Interesting piece, can I suggest you try this link to a UK Sunday newspaper here in the UK which makes the point that Singapore's high quality and good value street food is related to its history and the large numbers of make workers who emigrated to work in the port and who did not have their wives or families to cook for them
http://enjoyment.independent.co.uk/food_and_drink/reviews/article2467422.ece
if this does not work try goodling
Independent on Sunday Terry Durack Singapore and the link to his article dated 22 april will come up
sorry that should be 'male' workers and it should suggest 'googling' not goodling!
And drooling as well I am sure.
Thanks Brian, for the link. Will check it out later.
Here's the link to the Independent article that Brian mentioned. It's about hawker food at the Grand Hyatt Hotel.
My friends at NHB should find the reporter’s use of this adjective for the National Museum amusing .. “mildly over-interactive”.
A side story on Tien Lye street, two old cantonese ladies operated a char-kway-teow in the evening, one frying and the other helping out, a very unusual sight. The food was quite good, especially when she put in a generous amount of cockles. Sometimes during 2nd shift we would eat at her stall. I noticed one of my colleagues, a voracious eater, ate the food in a very funny way. He would push the cockles aside, and finished the kway teow first and then proceed with the remaining juicy ingredients, truly an eating priority. Later on without any rhyme or reason, the two ladies disappeared from the food scene. We were wondering why and the answer came. It was rumoured that one of the ladies won on Big Sweep (lottery), and both of them exited (probably retired) quietly to spend their money.
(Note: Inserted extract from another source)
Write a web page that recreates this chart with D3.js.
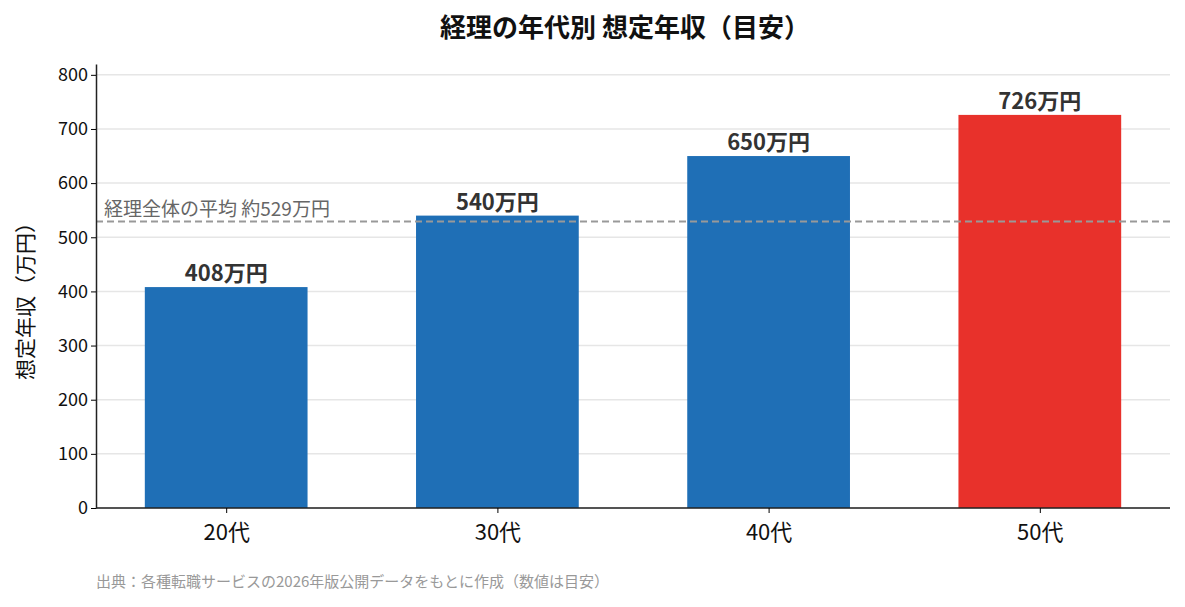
<!DOCTYPE html><html><head><meta charset="utf-8">
<script src="https://cdn.jsdelivr.net/npm/d3@7"></script>
<style>body{margin:0;background:#fff}text{font-family:"Noto Sans CJK JP","Noto Sans",sans-serif}</style></head><body>
<svg id="c" width="1185" height="607"></svg>
<script>
const categories=["20代","30代","40代","50代"];
const values=[408,540,650,726];
const yTicks=[0,100,200,300,400,500,600,700,800];
const average=529;
const svg=d3.select("#c");
const L=96,R=1170,T=64,B=508;
const x=d3.scalePoint().domain(categories).range([L,R]).padding(0.48);
const bw=x.step()*0.6;
const y=d3.scaleLinear().domain([0,820]).range([B,T]);
svg.append("text").attr("x",625).attr("y",37).attr("text-anchor","middle").attr("font-size",26).attr("font-weight","bold").attr("fill","#111").text("経理の年代別 想定年収（目安）");
svg.append("g").selectAll("line").data(yTicks).join("line").attr("x1",L).attr("x2",R).attr("y1",d=>y(d)).attr("y2",d=>y(d)).attr("stroke","#e6e6e6").attr("stroke-width",1.5);
svg.append("g").selectAll("rect").data(values).join("rect").attr("x",(d,i)=>x(categories[i])-bw/2).attr("width",bw).attr("y",d=>y(d)).attr("height",d=>B-y(d)).attr("fill",(d,i)=>i===3?"#e8312b":"#1f6fb6");
svg.append("line").attr("x1",L).attr("x2",R).attr("y1",y(average)).attr("y2",y(average)).attr("stroke","#999").attr("stroke-width",2).attr("stroke-dasharray","7,4");
svg.append("text").attr("x",104).attr("y",y(average)-6).attr("font-size",19).attr("fill","#666").text(`経理全体の平均 約${average}万円`);
svg.append("g").selectAll("text").data(values).join("text").attr("x",(d,i)=>x(categories[i])).attr("y",d=>y(d)-6).attr("text-anchor","middle").attr("font-size",22).attr("font-weight","bold").attr("fill","#333").text(d=>d+"万円");
const ya=svg.append("g").attr("transform",`translate(${L},0)`).call(d3.axisLeft(y).tickValues(yTicks).tickSize(5).tickSizeOuter(0));
ya.selectAll("text").attr("font-size",18).attr("fill","#111").attr("font-family","'Noto Sans CJK JP'");
ya.select(".domain").attr("stroke","#222").attr("stroke-width",1.5);
const xa=svg.append("g").attr("transform",`translate(0,${B})`).call(d3.axisBottom(x).tickSize(5).tickSizeOuter(0));
xa.selectAll("text").attr("font-size",22).attr("fill","#111").attr("dy","1.1em").attr("font-family","'Noto Sans CJK JP'");
xa.select(".domain").attr("stroke","#222").attr("stroke-width",1.5).attr("d",`M${L},0H${R}`);
svg.append("text").attr("transform",`translate(33,${(T+B)/2+10}) rotate(-90)`).attr("text-anchor","middle").attr("font-size",21).attr("fill","#111").text("想定年収（万円）");
svg.append("text").attr("x",96).attr("y",587).attr("font-size",15).attr("fill","#999").text("出典：各種転職サービスの2026年版公開データをもとに作成（数値は目安）");
</script></body></html>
This post reminded me of a very old hawker centre with only about 6 stalls selling mostly Malay/Indian food like nasi beranyi and nasi padang located at Pasir Panjang Rd/Labrador Rd junction. The stalls serve very delicious food and the hawker centre is probably the last of its kind here. Hmm... must go and take some photos and blog about it real soon before it disappears.
Recollection of food is seeping back in my mind in drips and draps. There was a coffee shop located in a row of shop-houses diagonally opposite the STC bus terminal next to Toby paradise. It was very unique in the sense that the coffee-shop depended on mainly a padang stall, selling only halal food, therefore the muslim clientele was quite sizeable. I was told that this stall sold genuine Indonesian dishes. Whatever they were, the food were simply delicious, so much so they linger in my mind until today. The Indonesian stall owner, a slim guy, would serve us in small plates comprising a wide range of food, and the one that really stood up was the beef rendang (cut in small pieces by a scissor). He would give us bowls of lemak gravy and flied belacan chillies to go with the rice. When too busy to go out for lunch, I would call my messenger, a stylish Malay boy, to buy a packet of padang food from the shop wrapped in Maidin-style, a triangular pyramid. A packet of rice plus the beef rendang plus taugeh with lemak-gravy costed me only a dollar, and I could finish the food in record time. This coffee-shop served mainly the working class, but the foods could easily compete on par with the famous high-end restaurant Rendezvous on equal footing, in term of taste and quality, minus the frills.
Looking at the self-drawn map by you, I think the words "Tian Lye Street" appeared on that portion of the street should be Deli Street. Whereas, Tian Lye Street should be the one pendicular to the Deli Street, the vertical portion as shown on your map. This is confirmed in the 9th edition (1969) of the Singapore Street Directory which I still have it, although with lots of torn off pages right now.
By the way, my late uncle's family stayed in the pre-war houses at Deli Street in the 1950s/1960s. My parents'family lived at Chin Lye Street which was next to Tian Lye Street in the early sixties.
As a young kid, this area was my home ground. My father worked as a dockyard labourer at the then SHB (S'pore Harbour Board) at Gate 1.
I do remember the 3 coffeeshops as shown on your maps. The one that was the most popular is on right side of your map, and it was called "sun kwok wah" in Cantonese. I remember this coffeeshop was packed during the evening when the Rediffusion set at this coffeeshop broadcast Mr Lee Dai Saw's Cantonese story in the good old days. Well, I could go on and on.........
Hi, the map is definitely wrong. Tian Lye Street is where Deli Street should be. I know because I lived in Deli Street. The road/street alignments are all wrong and it should be "Toby's Paradise Bar". Please correct it for historical accuracy.